Relegated to the Cork Senior A Hurling Championship
- Na Piarsaigh

==Participating teams==
===Clubs===

| Team | Location | Colours | Manager(s) | Captain(s) |
|---|---|---|---|---|
| Bishopstown | Bishopstown | Maroon and white | Glen O'Callaghan Martin Hayes |  |
| Blackrock | Blackrock | Green and yellow | Jamie Harrington | Niall Cashman Kevin O'Keeffe |
| Charleville | Charleville | Red and white | Mark Foley | Jack Meade |
| Douglas | Douglas | Green, white and black | Denis O'Riordan | Donnchadh Murphy |
| Erin's Own | Glounthaune | Blue and red | Martin Bowen |  |
| Fr. O'Neill's | Ballymacoda | Green and red | Dave Colbert Bryan Sweeney | Declan Dalton John Millerick |
| Glen Rovers | Blackpool | Green, black and yellow | Richie Kelleher | Stephen McDonnell |
| Kanturk | Kanturk | White and green | Tom Walsh | Lorcán McLoughlin |
| Midleton | Midleton | Black and white | Micheál Keohane | Conor Lehane |
| Newtownshandrum | Newtownshandrum | Green and yellow |  | Tim O'Mahony |
| Sarsfields | Glanmire | Blue, black and white | Johnny Crowley |  |
| St. Finbarr's | Togher | Blue and yellow | Ger Cunningham | Billy Hennessy |

===Divisions and colleges===

| Team | Location | Colours | Manager | Captain(s) |
|---|---|---|---|---|
| Avondhu | North Cork | Black and yellow | Joe O'Brien | Jack Twomey Stephen Condon |
| Carbery | West Cork | Purple and yellow | Joe Ryan | Michael Cahalane |
| Carrigdhoun | Southeast Cork | Red and white |  | Cormac Desmond |
| Duhallow | Duhallow | Orange and black | Donal O'Mahoney | Jack Murphy |
| Imokilly | East Cork | Red and white | Denis Ring | John Cronin Ciarán O'Brien |
| Muskerry | Mid Cork | Green and white | Diarmuid Kirwan | Fenton Denny |
| University College Cork | College Road | Red and black | Tom Kenny | Seán Daly |

==Group A==
===Group A table===

| Team | Matches | Score | Pts | | | | | |
| Pld | W | D | L | For | Against | Diff | | |
| Midleton | 3 | 3 | 0 | 0 | 81 | 50 | 31 | 6 |
| Blackrock | 3 | 2 | 0 | 1 | 86 | 54 | 32 | 4 |
| Bishopstown | 3 | 1 | 0 | 2 | 53 | 94 | -41 | 2 |
| Glen Rovers | 3 | 0 | 0 | 3 | 62 | 84 | -22 | 0 |

==Group B==
===Group B table===

| Team | Matches | Score | Pts | | | | | |
| Pld | W | D | L | For | Against | Diff | | |
| Charleville | 3 | 1 | 2 | 0 | 59 | 56 | 3 | 4 |
| Douglas | 3 | 2 | 0 | 1 | 68 | 57 | 11 | 4 |
| Fr.

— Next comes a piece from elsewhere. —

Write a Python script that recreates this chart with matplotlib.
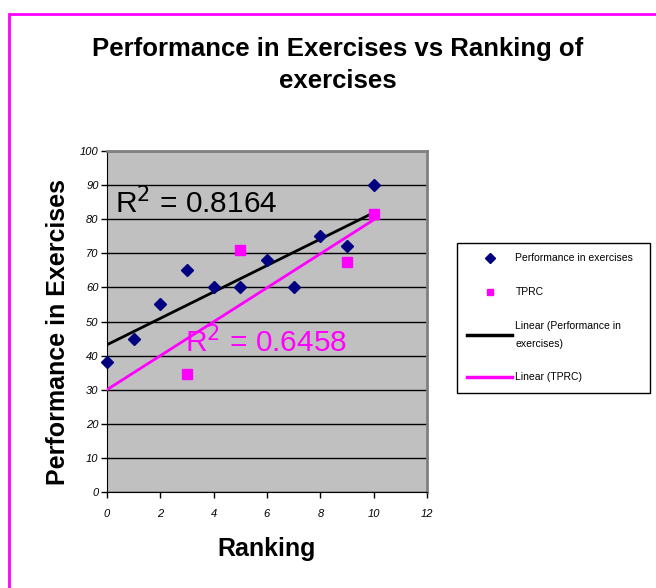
import matplotlib.pyplot as plt
import numpy as np
from matplotlib.patches import Rectangle
from matplotlib.lines import Line2D

plt.rcParams['font.family'] = ['Liberation Sans', 'DejaVu Sans']

rank = [0, 1, 2, 3, 4, 5, 6, 7, 8, 9, 10]
perf = [38, 45, 55, 65, 60, 60, 68, 60, 75, 72, 90]

tprc_rank = [3, 5, 9, 10]
tprc = [34.5, 71, 67.5, 81.5]

r2_perf = "0.8164"
r2_tprc = "0.6458"

fig = plt.figure(figsize=(6.56, 5.88), dpi=100)
ax = fig.add_axes([107 / 656, 1 - 492 / 588, 320 / 656, 341 / 588])
ax.set_facecolor('#C0C0C0')

# linear trend lines over 0..10
xs = np.array([0, 10])
k1, b1 = np.polyfit(rank, perf, 1)
k2, b2 = np.polyfit(tprc_rank, tprc, 1)
ax.plot(xs, k1 * xs + b1, color='black', lw=2, zorder=3)
ax.plot(xs, k2 * xs + b2, color='#FF00FF', lw=2, zorder=3)

ax.plot(rank, perf, 'D', color='#000080', markersize=6.5, zorder=4, clip_on=False)
ax.plot(tprc_rank, tprc, 's', color='#FF00FF', markersize=7, zorder=4, clip_on=False)

ax.text(0.3, 81.8, r'R$^2$ = ' + r2_perf, fontsize=21.5, color='black', va='baseline')
ax.text(2.93, 40.8, r'R$^2$ = ' + r2_tprc, fontsize=21.5, color='#FF00FF', va='baseline')

ax.set_xlim(0, 12)
ax.set_ylim(0, 100)
ax.set_xticks(range(0, 13, 2))
ax.set_yticks(range(0, 101, 10))
ax.yaxis.grid(True, color='black', lw=1)
ax.set_axisbelow(True)
ax.tick_params(direction='out', length=4, width=1, labelsize=8, pad=2)
for lab in ax.get_xticklabels() + ax.get_yticklabels():
    lab.set_style('italic')
ax.tick_params(axis='x', pad=8)

ax.spines['left'].set_color('black')
ax.spines['bottom'].set_color('black')
ax.spines['top'].set_color('#808080')
ax.spines['right'].set_color('#808080')
ax.spines['top'].set_linewidth(2)
ax.spines['right'].set_linewidth(2)

ax.set_xlabel('Ranking', fontsize=18, fontweight='bold', labelpad=13)
ax.set_ylabel('Performance in Exercises', fontsize=18, fontweight='bold')
ax.yaxis.set_label_coords(-0.115, 0.47)

fig.text(338 / 656, 1 - 65 / 588, 'Performance in Exercises vs Ranking of\nexercises',
         ha='center', va='center', fontsize=18.5, fontweight='bold', linespacing=1.45)

handles = [
    Line2D([], [], ls='none', marker='D', color='#000080', markersize=5),
    Line2D([], [], ls='none', marker='s', color='#FF00FF', markersize=5),
    Line2D([], [], color='black', lw=2.5),
    Line2D([], [], color='#FF00FF', lw=2.5),
]
labels = ['Performance in exercises', 'TPRC', 'Linear (Performance in\nexercises)', 'Linear (TPRC)']
leg = fig.legend(handles, labels, loc='upper left',
                 bbox_to_anchor=(457 / 656, 1 - 243 / 588 - 0.01, 193 / 656, 0.01), mode='expand',
                 fontsize=7.5, frameon=True, fancybox=False, edgecolor='black',
                 framealpha=1, labelspacing=2.3, handlelength=4.3, handletextpad=0.3,
                 borderpad=1.0, borderaxespad=0)
leg.get_frame().set_linewidth(1)
leg.get_texts()[2].set_linespacing(1.9)

# pink outer frame
fig.patches.append(Rectangle((8.5 / 656, -0.1), 1.2, 1 - 13.5 / 588 + 0.1,
                             transform=fig.transFigure, fill=False,
                             edgecolor='#FF00FF', lw=2))

fig.savefig('out.png', dpi=100)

O'Neill's | 3 | 0 | 2 | 1 | 56 | 59 | -3 | 2 |
| Erin's Own | 3 | 0 | 2 | 1 | 56 | 67 | -11 | 2 |

==Group C==
===Group C table===

| Team | Matches | Score | Pts | | | | | |
| Pld | W | D | L | For | Against | Diff | | |
| Sarsfields | 3 | 2 | 1 | 0 | 79 | 66 | 13 | 5 |
| St. Finbarr's | 3 | 2 | 0 | 1 | 80 | 69 | 11 | 4 |
| Newtownshandrum | 3 | 1 | 0 | 2 | 64 | 78 | -14 | 2 |
| Kanturk | 3 | 0 | 1 | 2 | 62 | 72 | -10 | 1 |

==Championship statistics==
===Top scorers===

- Overall

| Rank | Player | Club | Tally | Total | Matches | Average |
| 1 | Ben Cunningham | St Finbarr's | 1-58 | 61 | 5 | 12.20 |
| 2 | Aaron Myers | Sarsfields | 2-51 | 57 | 6 | 9.50 |
| 3 | Patrick Horgan | Glen Rovers | 2-37 | 43 | 4 | 10.75 |
| 4 | Shane Kingston | Douglas | 2-36 | 42 | 4 | 10.50 |
| 5 | Jamie Coughlan | Newtownshandrum | 4-28 | 40 | 3 | 13.33 |
| 6 | Stephen Condon | Avondhu | 2-32 | 38 | 5 | 7.60 |
| Declan Dalton | Fr O'Neill's | 2-24 | 30 | 3 | 10.00 |
| 8 | Conor Lehane | Midleton | 0-29 | 29 | 4 | 7.25 |
| 9 | Eoghan Murphy | Erin's Own | 0-27 | 27 | 3 | 9.00 |
| Jack Doyle | Charleville | 0-27 | 27 | 4 | 6.75 |

- In a single game

| Rank | Player | Club | Tally | Total | Opposition |
| 1 | Ben Cunningham | St Finbarr's | 0-18 | 18 | Kanturk |
| 2 | Aaron Myers | Sarsfields | 2-10 | 16 | Newtownshandrum |
| Patrick Horgan | Glen Rovers | 1-13 | 16 | Bishopstown |
| 4 | Jamie Coughlan | Newtownshandrum | 2-09 | 15 | Kanturk |
| Jamie Coughlan | Newtownshandrum | 1-12 | 15 | St Finbarr's |
| 6 | Shane Kingston | Douglas | 1-11 | 14 | Erin's Own |
| Ben Cunningham | St Finbarr's | 1-11 | 14 | Sarsfields |
| Ben Cunningham | St Finbarr's | 0-14 | 14 | Newtownshandrum |
| 9 | Declan Dalton | Fr O'Neill's | 1-10 | 13 | Erin's Own |
| Shane Kingston | Douglas | 1-10 | 13 | Imokilly |

===Miscellaneous===

- Sarsfields qualify for the final for the first time since 2015.
- Sarsfields win the title for the first time since 2014.
- 27-time champions Glen Rovers' relegation brought an end to 97 years of top tier hurling for the club.